Wherever a line in the data below holds "seaborn", copy that line.

-- Start of Provided material --

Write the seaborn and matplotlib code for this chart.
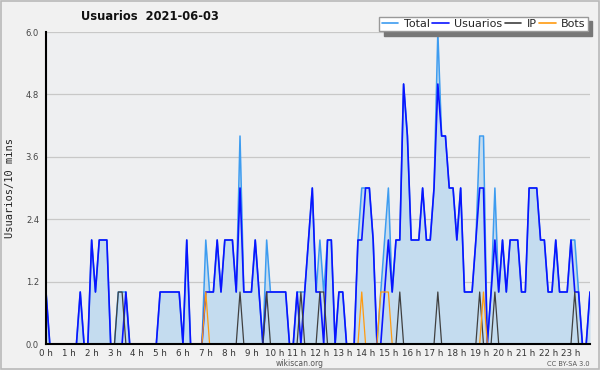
import numpy as np
import pandas as pd
import seaborn as sns
import matplotlib
matplotlib.use("Agg")
import matplotlib.pyplot as plt
from matplotlib.ticker import MultipleLocator, FixedLocator
from matplotlib.lines import Line2D
from matplotlib.patches import Rectangle

# ---- data (10-minute slots, 144 per day) ----
usuarios = [1, 0, 0, 0, 0, 0, 0, 0, 0, 1, 0, 0, 2, 1, 2, 2, 2, 0, 0, 0,
            0, 1, 0, 0, 0, 0, 0, 0, 0, 0, 1, 1, 1, 1, 1, 1, 0, 2, 0, 0,
            0, 0, 1, 1, 1, 2, 1, 2, 2, 2, 1, 3, 1, 1, 1, 2, 1, 0, 1, 1,
            1, 1, 1, 1, 0, 0, 1, 0, 1, 2, 3, 1, 1, 0, 2, 2, 0, 1, 1, 0,
            0, 0, 2, 2, 3, 3, 2, 0, 0, 1, 2, 1, 2, 2, 5, 4, 2, 2, 2, 3,
            2, 2, 3, 5, 4, 4, 3, 3, 2, 3, 1, 1, 1, 2, 3, 3, 0, 1, 2, 1,
            2, 1, 2, 2, 2, 1, 1, 3, 3, 3, 2, 2, 1, 1, 2, 1, 1, 1, 2, 1,
            1, 0, 0, 1]
total = [1, 0, 0, 0, 0, 0, 0, 0, 0, 1, 0, 0, 2, 1, 2, 2, 2, 0, 0, 1,
         1, 1, 0, 0, 0, 0, 0, 0, 0, 0, 1, 1, 1, 1, 1, 1, 0, 2, 0, 0,
         0, 0, 2, 1, 1, 2, 1, 2, 2, 2, 1, 4, 1, 1, 1, 2, 1, 0, 2, 1,
         1, 1, 1, 1, 0, 0, 1, 1, 1, 2, 3, 1, 2, 1, 2, 2, 0, 1, 1, 0,
         0, 0, 2, 3, 3, 3, 2, 0, 1, 2, 3, 1, 2, 2, 5, 4, 2, 2, 2, 3,
         2, 2, 3, 6, 4, 4, 3, 3, 2, 3, 1, 1, 1, 2, 4, 4, 0, 1, 3, 1,
         2, 1, 2, 2, 2, 1, 1, 3, 3, 3, 2, 2, 1, 1, 2, 1, 1, 1, 2, 2,
         1, 0, 0, 1]
ip = [0] * 144
for k in [19, 20, 51, 58, 67, 72, 73, 93, 103, 114, 118, 139]:
    ip[k] = 1
bots = [0] * 144
for k in [42, 83, 88, 89, 90, 115]:
    bots[k] = 1

hour_labels = [f"{h} h" for h in range(24)]
title = "Usuarios  2021-06-03"
ylabel = "Usuarios/10 mins"

slot = list(range(len(usuarios)))
df = pd.DataFrame({"slot": slot, "Total": total, "Usuarios": usuarios,
                   "IP": ip, "Bots": bots})

# ---- style ----
sns.set_style("white")
plt.rcParams["font.family"] = ["DejaVu Sans"]

C_TOTAL = "#3d9cf0"
C_FILL = "#c4dcef"
C_USER = "#0a14ff"
C_IP = "#404040"
C_BOTS = "#ff9b10"
BG = "#eeeff1"

fig = plt.figure(figsize=(6, 3.7), dpi=100, facecolor="#f1f1f1")
fig.add_artist(Rectangle((0.0015, 0.0025), 0.997, 0.995, transform=fig.transFigure,
                         fill=False, edgecolor="#b9b9b9", linewidth=1.2))
ax = fig.add_axes([46 / 600, 26 / 370, 544 / 600, 312 / 370])
ax.set_facecolor(BG)

ax.fill_between(df["slot"], df["Total"], 0, color=C_FILL, linewidth=0, zorder=1)
sns.lineplot(data=df, x="slot", y="Total", ax=ax, color=C_TOTAL, linewidth=1.1, zorder=2)
sns.lineplot(data=df, x="slot", y="Usuarios", ax=ax, color=C_USER, linewidth=1.2, zorder=3)
sns.lineplot(data=df, x="slot", y="IP", ax=ax, color=C_IP, linewidth=0.9, zorder=4)
sns.lineplot(data=df, x="slot", y="Bots", ax=ax, color=C_BOTS, linewidth=0.9, zorder=5)

ax.set_xlim(0, len(slot) - 1)
ax.set_ylim(0, 6.0)
ax.set_xlabel("")
ax.set_ylabel("")

ax.yaxis.set_major_locator(MultipleLocator(1.2))
ax.yaxis.set_minor_locator(MultipleLocator(0.3))
ax.set_yticklabels([f"{v:.1f}" for v in ax.get_yticks()])
ax.xaxis.set_major_locator(FixedLocator([6 * h for h in range(24)]))
ax.xaxis.set_minor_locator(MultipleLocator(1))
ax.set_xticklabels(hour_labels)

ax.tick_params(axis="y", which="major", length=4, width=1, color="black",
               labelsize=6, labelcolor="#444444", pad=1)
ax.tick_params(axis="y", which="minor", length=3, width=1, color="black")
ax.tick_params(axis="x", which="major", length=3.5, width=1.2, color="black",
               labelsize=6.3, labelcolor="#333333", pad=0)
ax.tick_params(axis="x", which="minor", length=3, width=1.2, color="black")

ax.grid(axis="y", which="major", color="#c8c8c8", linewidth=0.9)
ax.set_axisbelow(True)
for s in ["top", "right"]:
    ax.spines[s].set_visible(False)
ax.spines["left"].set_color("black")
ax.spines["left"].set_linewidth(1.5)
ax.spines["bottom"].set_color("black")
ax.spines["bottom"].set_linewidth(1.5)
ax.spines["left"].set_zorder(6)
ax.spines["bottom"].set_zorder(6)

# title and labels
fig.text(150 / 600, 1 - 16 / 370, title, ha="center", va="center",
         fontsize=8.3, fontweight="bold", color="#111111")
fig.text(10 / 600, 1 - 188 / 370, ylabel, rotation=90, ha="center", va="center",
         fontsize=7.5, family=["DejaVu Sans Mono"], color="#222222")
fig.text(300 / 600, 1 - 363.5 / 370, "wikiscan.org", ha="center", va="center",
         fontsize=5.5, color="#555555")
fig.text(590 / 600, 1 - 363.5 / 370, "CC BY-SA 3.0", ha="right", va="center",
         fontsize=4.8, color="#555555")

# legend
handles = [Line2D([], [], color=C_TOTAL, lw=1.2),
           Line2D([], [], color=C_USER, lw=1.2),
           Line2D([], [], color=C_IP, lw=1.2),
           Line2D([], [], color=C_BOTS, lw=1.2)]
leg = fig.legend(handles, ["Total", "Usuarios", "IP", "Bots"], ncol=4,
                 loc="upper right", bbox_to_anchor=(588 / 600, 1 - 17 / 370),
                 fontsize=8, frameon=True, fancybox=False,
                 shadow={"color": "#777777", "alpha": 1, "ox": 3, "oy": -3},
                 handlelength=1.5, handletextpad=0.5, columnspacing=0.2,
                 borderpad=0.2, borderaxespad=0)
leg.get_frame().set_edgecolor("#999999")
leg.get_frame().set_facecolor("white")
leg.get_frame().set_linewidth(1)

fig.savefig("out.png", dpi=100, facecolor=fig.get_facecolor())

-- End of Provided material --

Finished task:
Write the seaborn and matplotlib code for this chart.
import seaborn as sns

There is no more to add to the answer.